Data entries -
╔══
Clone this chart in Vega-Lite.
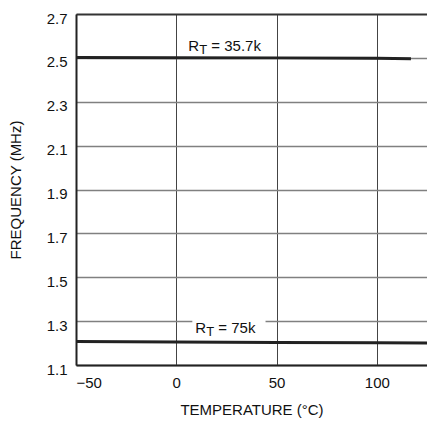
{
  "$schema": "https://vega.github.io/schema/vega-lite/v6.json",
  "width": 351,
  "height": 351,
  "autosize": {"type": "none"},
  "padding": {"left": 76, "top": 14, "right": 0, "bottom": 56},
  "background": "white",
  "config": {
    "view": {"stroke": null},
    "font": "Liberation Sans",
    "axis": {"labelFont": "Liberation Sans", "titleFont": "Liberation Sans", "labelColor": "#111", "titleColor": "#111", "titleFontWeight": "normal"}
  },
  "layer": [
    {
      "data": {"values": [
        {"series": "35.7k", "t": -50, "f": 2.502},
        {"series": "35.7k", "t": 0, "f": 2.501},
        {"series": "35.7k", "t": 50, "f": 2.5},
        {"series": "35.7k", "t": 100, "f": 2.498},
        {"series": "35.7k", "t": 117, "f": 2.496},
        {"series": "75k", "t": -50, "f": 1.207},
        {"series": "75k", "t": 0, "f": 1.205},
        {"series": "75k", "t": 50, "f": 1.203},
        {"series": "75k", "t": 100, "f": 1.201},
        {"series": "75k", "t": 125, "f": 1.2}
      ]},
      "mark": {"type": "line", "color": "#222", "strokeWidth": 3, "clip": true},
      "encoding": {
        "detail": {"field": "series"},
        "x": {
          "field": "t", "type": "quantitative",
          "scale": {"domain": [-50, 125], "nice": false, "zero": false},
          "axis": {
            "values": [-50, 0, 50, 100],
            "title": "TEMPERATURE (°C)",
            "titleFontSize": 15,
            "titlePadding": 12,
            "labelFontSize": 15,
            "labelPadding": 10,
            "ticks": false,
            "grid": true,
            "gridColor": "#444",
            "gridWidth": 1,
            "domainColor": "#222",
            "domainWidth": 2
          }
        },
        "y": {
          "field": "f", "type": "quantitative",
          "scale": {"domain": [1.1, 2.7], "nice": false, "zero": false},
          "axis": {
            "values": [1.1, 1.3, 1.5, 1.7, 1.9, 2.1, 2.3, 2.5, 2.7],
            "format": ".1f",
            "title": "FREQUENCY (MHz)",
            "titleFontSize": 15,
            "titlePadding": 23,
            "labelFontSize": 15,
            "labelPadding": 9,
            "labelOffset": 4,
            "ticks": false,
            "grid": true,
            "gridColor": {"condition": {"test": "datum.value == 2.7", "value": "#333"}, "value": "#808080"},
            "gridWidth": {"condition": {"test": "datum.value == 2.7", "value": 2}, "value": 1.4},
            "domainColor": "#222",
            "domainWidth": 2
          }
        }
      }
    },
    {
      "data": {"values": [{"x1": 8, "x2": 44.5, "y1": 1.28, "y2": 1.32}]},
      "mark": {"type": "rect", "color": "white"},
      "encoding": {
        "x": {"field": "x1", "type": "quantitative"},
        "x2": {"field": "x2"},
        "y": {"field": "y1", "type": "quantitative"},
        "y2": {"field": "y2"}
      }
    },
    {
      "data": {"values": [
        {"x": 6, "y": 2.533, "r": "R", "sub": "T", "rest": "= 35.7k"},
        {"x": 9.5, "y": 1.247, "r": "R", "sub": "T", "rest": "= 75k"}
      ]},
      "layer": [
        {
          "mark": {"type": "text", "align": "left", "baseline": "alphabetic", "fontSize": 15, "color": "#111"},
          "encoding": {"x": {"field": "x", "type": "quantitative"}, "y": {"field": "y", "type": "quantitative"}, "text": {"field": "r"}}
        },
        {
          "mark": {"type": "text", "align": "left", "baseline": "alphabetic", "fontSize": 13, "dx": 11, "dy": 3.5, "color": "#111"},
          "encoding": {"x": {"field": "x", "type": "quantitative"}, "y": {"field": "y", "type": "quantitative"}, "text": {"field": "sub"}}
        },
        {
          "mark": {"type": "text", "align": "left", "baseline": "alphabetic", "fontSize": 15, "dx": 23, "color": "#111"},
          "encoding": {"x": {"field": "x", "type": "quantitative"}, "y": {"field": "y", "type": "quantitative"}, "text": {"field": "rest"}}
        }
      ]
    }
  ]
}
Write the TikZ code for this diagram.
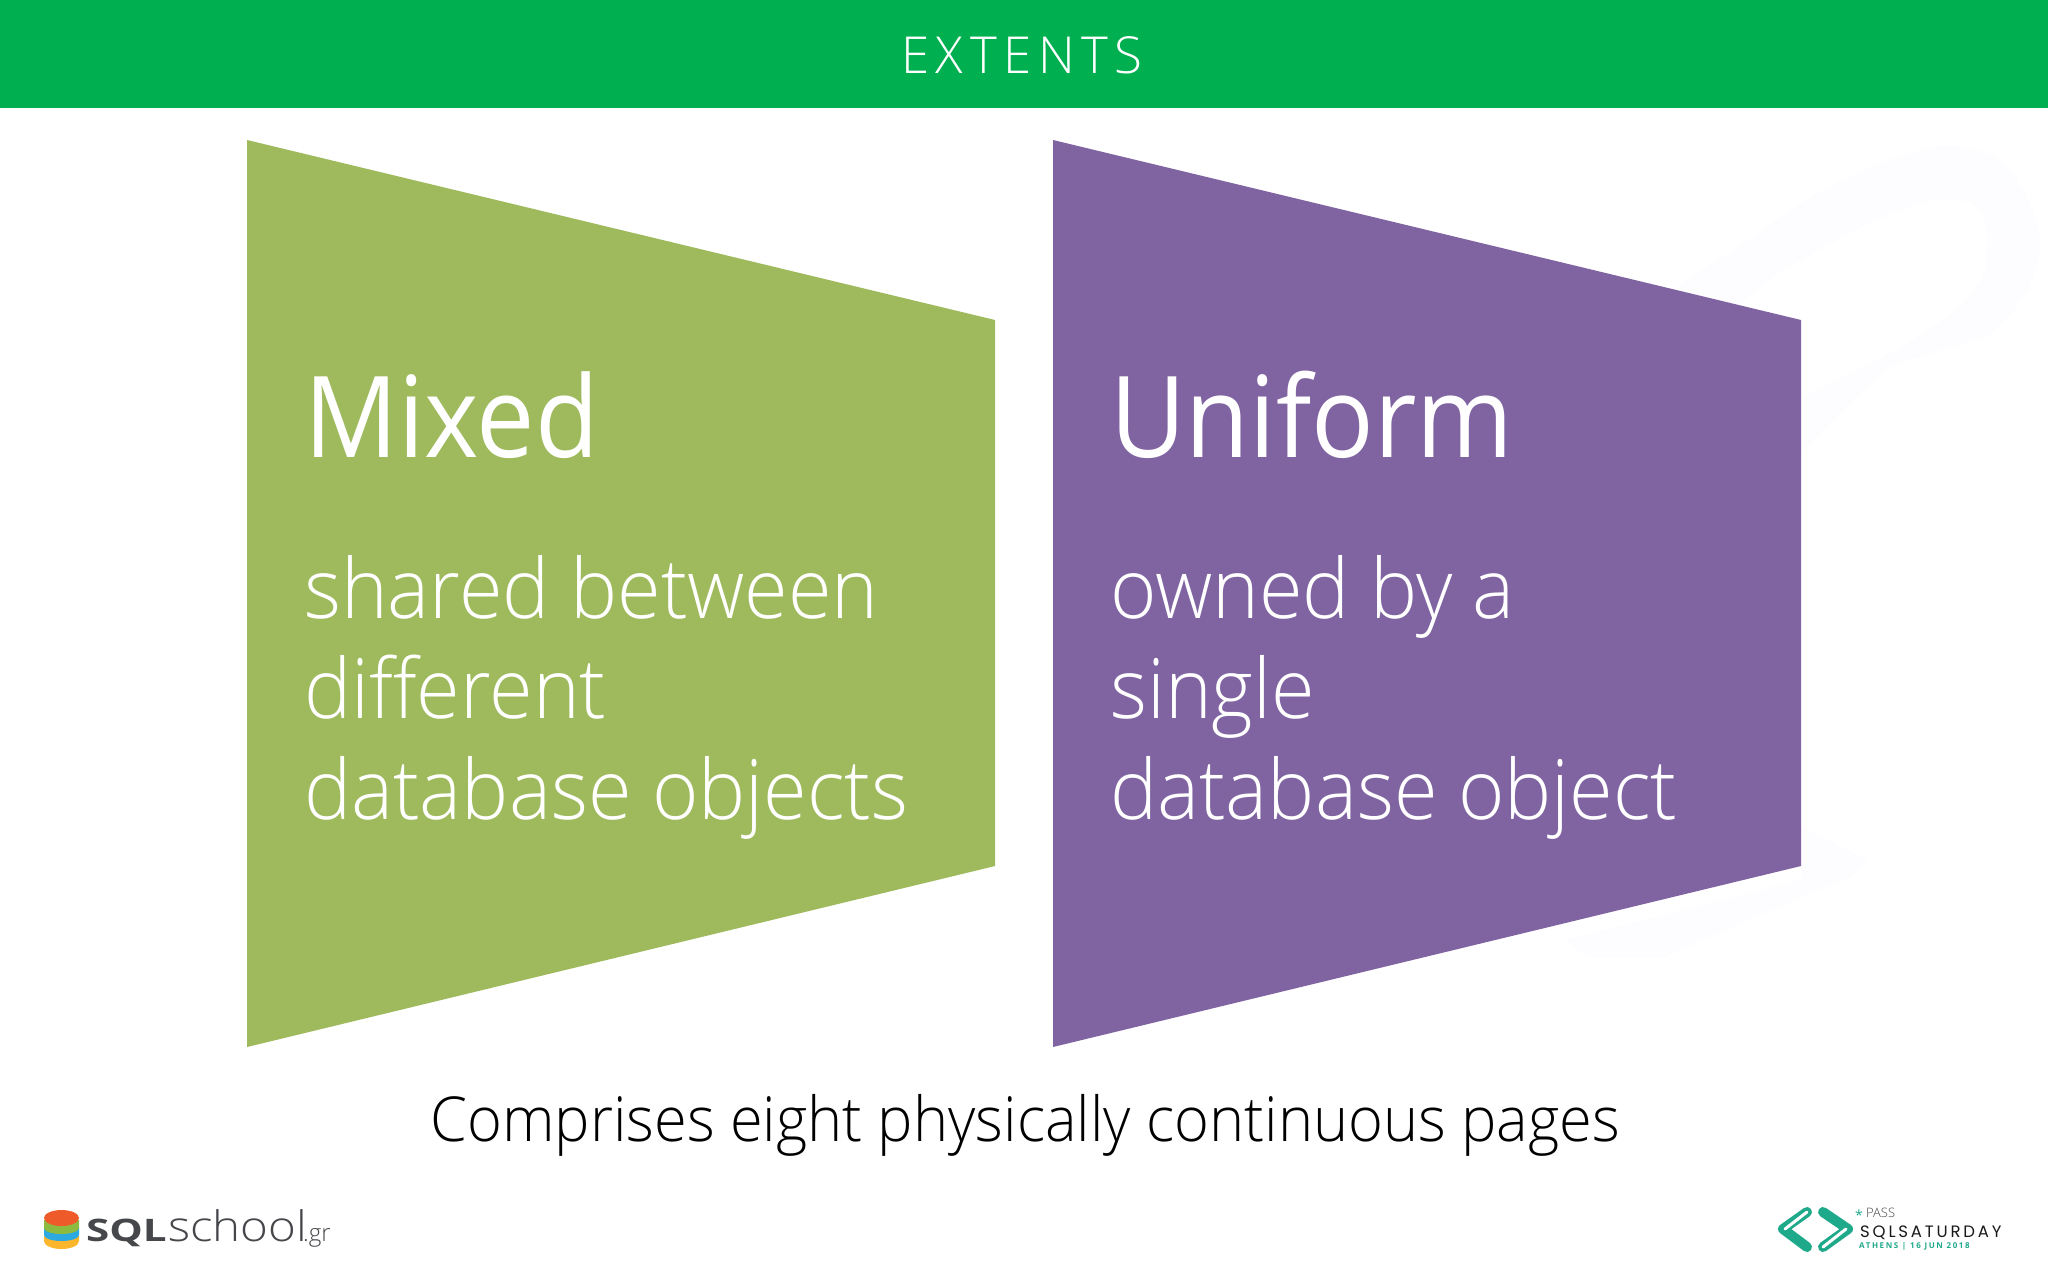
╚══
What is needed - Print the full listing exactly, dropping the pictures.

Solved problem -
Clone this chart in Vega-Lite.
{
  "$schema": "https://vega.github.io/schema/vega-lite/v6.json",
  "width": 351,
  "height": 351,
  "autosize": {"type": "none"},
  "padding": {"left": 76, "top": 14, "right": 0, "bottom": 56},
  "background": "white",
  "config": {
    "view": {"stroke": null},
    "font": "Liberation Sans",
    "axis": {"labelFont": "Liberation Sans", "titleFont": "Liberation Sans", "labelColor": "#111", "titleColor": "#111", "titleFontWeight": "normal"}
  },
  "layer": [
    {
      "data": {"values": [
        {"series": "35.7k", "t": -50, "f": 2.502},
        {"series": "35.7k", "t": 0, "f": 2.501},
        {"series": "35.7k", "t": 50, "f": 2.5},
        {"series": "35.7k", "t": 100, "f": 2.498},
        {"series": "35.7k", "t": 117, "f": 2.496},
        {"series": "75k", "t": -50, "f": 1.207},
        {"series": "75k", "t": 0, "f": 1.205},
        {"series": "75k", "t": 50, "f": 1.203},
        {"series": "75k", "t": 100, "f": 1.201},
        {"series": "75k", "t": 125, "f": 1.2}
      ]},
      "mark": {"type": "line", "color": "#222", "strokeWidth": 3, "clip": true},
      "encoding": {
        "detail": {"field": "series"},
        "x": {
          "field": "t", "type": "quantitative",
          "scale": {"domain": [-50, 125], "nice": false, "zero": false},
          "axis": {
            "values": [-50, 0, 50, 100],
            "title": "TEMPERATURE (°C)",
            "titleFontSize": 15,
            "titlePadding": 12,
            "labelFontSize": 15,
            "labelPadding": 10,
            "ticks": false,
            "grid": true,
            "gridColor": "#444",
            "gridWidth": 1,
            "domainColor": "#222",
            "domainWidth": 2
          }
        },
        "y": {
          "field": "f", "type": "quantitative",
          "scale": {"domain": [1.1, 2.7], "nice": false, "zero": false},
          "axis": {
            "values": [1.1, 1.3, 1.5, 1.7, 1.9, 2.1, 2.3, 2.5, 2.7],
            "format": ".1f",
            "title": "FREQUENCY (MHz)",
            "titleFontSize": 15,
            "titlePadding": 23,
            "labelFontSize": 15,
            "labelPadding": 9,
            "labelOffset": 4,
            "ticks": false,
            "grid": true,
            "gridColor": {"condition": {"test": "datum.value == 2.7", "value": "#333"}, "value": "#808080"},
            "gridWidth": {"condition": {"test": "datum.value == 2.7", "value": 2}, "value": 1.4},
            "domainColor": "#222",
            "domainWidth": 2
          }
        }
      }
    },
    {
      "data": {"values": [{"x1": 8, "x2": 44.5, "y1": 1.28, "y2": 1.32}]},
      "mark": {"type": "rect", "color": "white"},
      "encoding": {
        "x": {"field": "x1", "type": "quantitative"},
        "x2": {"field": "x2"},
        "y": {"field": "y1", "type": "quantitative"},
        "y2": {"field": "y2"}
      }
    },
    {
      "data": {"values": [
        {"x": 6, "y": 2.533, "r": "R", "sub": "T", "rest": "= 35.7k"},
        {"x": 9.5, "y": 1.247, "r": "R", "sub": "T", "rest": "= 75k"}
      ]},
      "layer": [
        {
          "mark": {"type": "text", "align": "left", "baseline": "alphabetic", "fontSize": 15, "color": "#111"},
          "encoding": {"x": {"field": "x", "type": "quantitative"}, "y": {"field": "y", "type": "quantitative"}, "text": {"field": "r"}}
        },
        {
          "mark": {"type": "text", "align": "left", "baseline": "alphabetic", "fontSize": 13, "dx": 11, "dy": 3.5, "color": "#111"},
          "encoding": {"x": {"field": "x", "type": "quantitative"}, "y": {"field": "y", "type": "quantitative"}, "text": {"field": "sub"}}
        },
        {
          "mark": {"type": "text", "align": "left", "baseline": "alphabetic", "fontSize": 15, "dx": 23, "color": "#111"},
          "encoding": {"x": {"field": "x", "type": "quantitative"}, "y": {"field": "y", "type": "quantitative"}, "text": {"field": "rest"}}
        }
      ]
    }
  ]
}
Write the TikZ code for this diagram.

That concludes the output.